# My other "kids"



## NWhaley220 (Sep 14, 2010)

Picture to the far left is of me and my golden retriever that passed away last February (Kita) I still miss her but she's in a better place... The middle picture is my paint mare Sewanka she is the up-most love of my life (I can't even put her and Diesel in separate categories they are my life), she was a Christmas present to me in 7th grade she went to college with me, has had 2 babies one of which I still own, she's my life with 4 legs needless to say. The last picture is an offspring of hers he's a Friesian (all black horse extremely gorgeous) Paint cross he's 1 yr old and I intend on keeping him a stud, highly intelligent and I love him too.. I also have pics of the 2 goldens, and the other horses if anyone's interested let me know and I'll post.. :wink:


----------



## Ania's Mommy (Feb 8, 2009)

What beautiful animals! I miss my horsies. :frown: I love the one of you and Sewanka. Great shot. I always love when horses have their winter coat.

Uummm... YEAH! We always want more pictures!


----------



## DaneMama (Jun 27, 2008)

Gorgeous horses!!! I miss riding a lot.

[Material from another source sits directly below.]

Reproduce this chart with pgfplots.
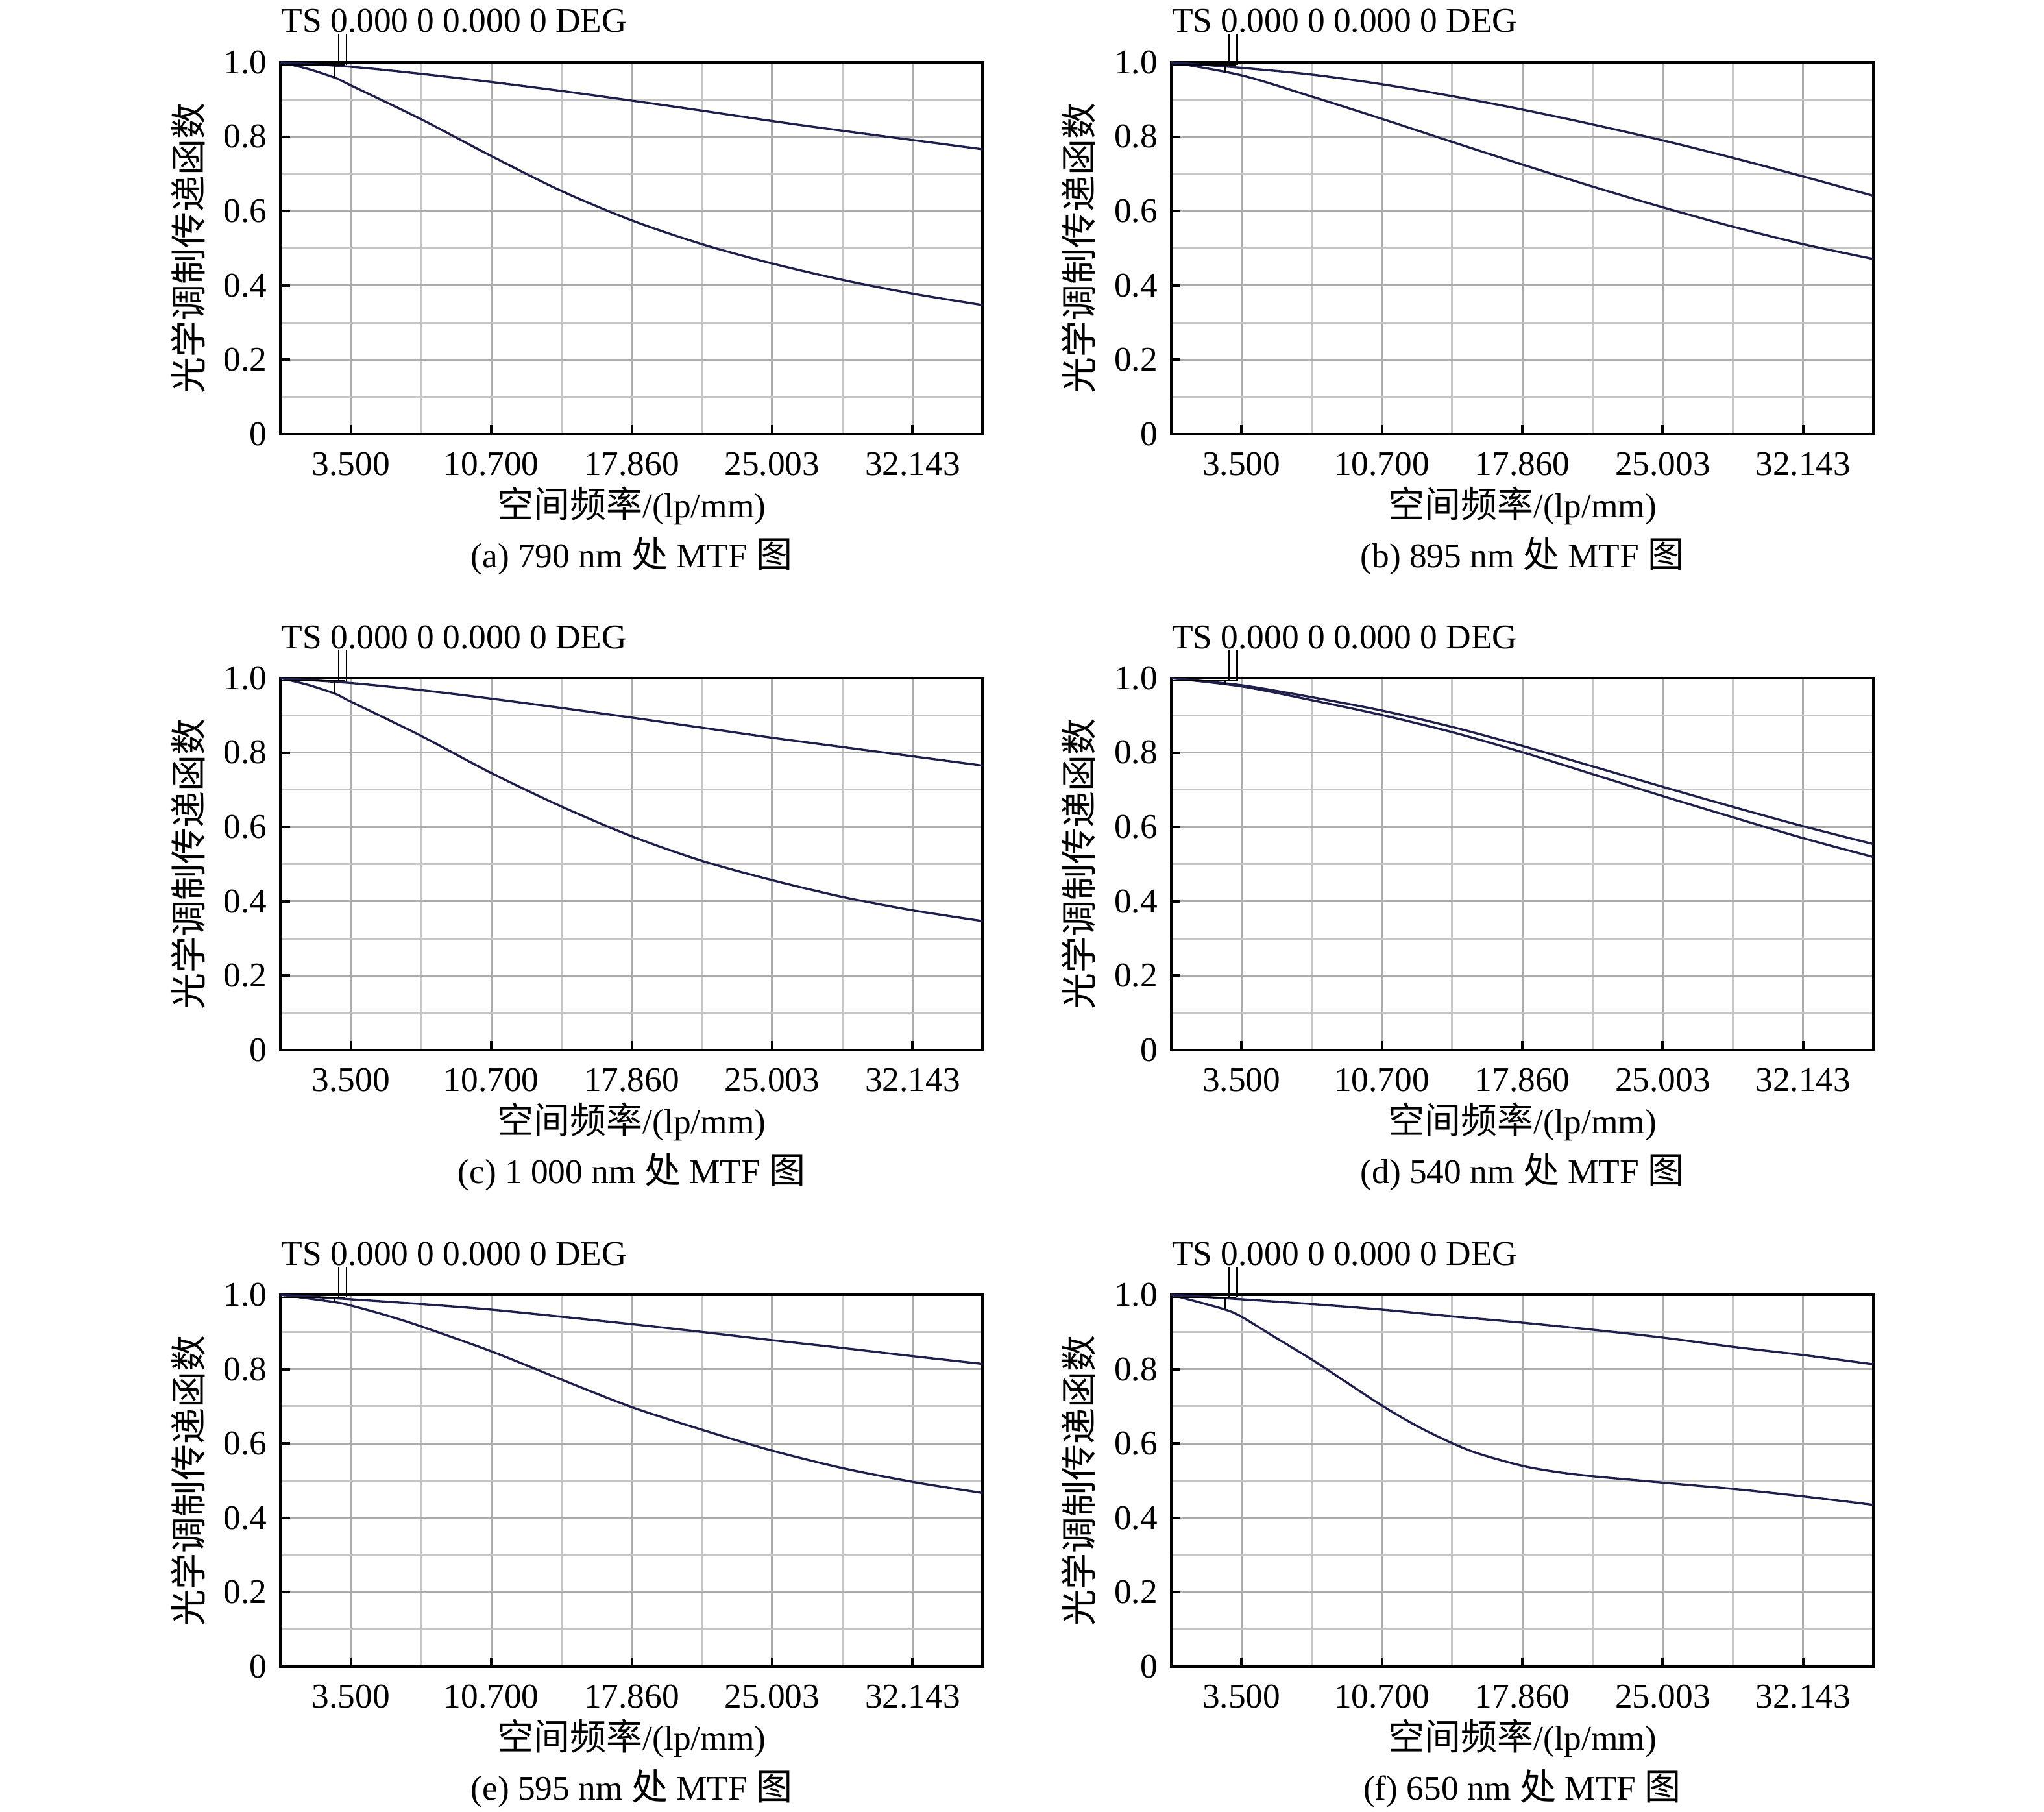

Thanks for sharing :biggrin:


----------



## wags (Jan 31, 2009)

Your horses are gorgeous!:smile:


----------



## Cruiser (Oct 20, 2010)

I must say girl you have a lot of love to share.The horses are beauties.
My hubby makes saddles for jockey's so been around horses a lot.I wouldn't mind seeing another.


----------



## SerenityFL (Sep 28, 2010)

Horses are such beautiful animals.

Horses and I have an understanding, though.

They know that I don't have a clue about them and I know that they know this and use it to their full advantage.


----------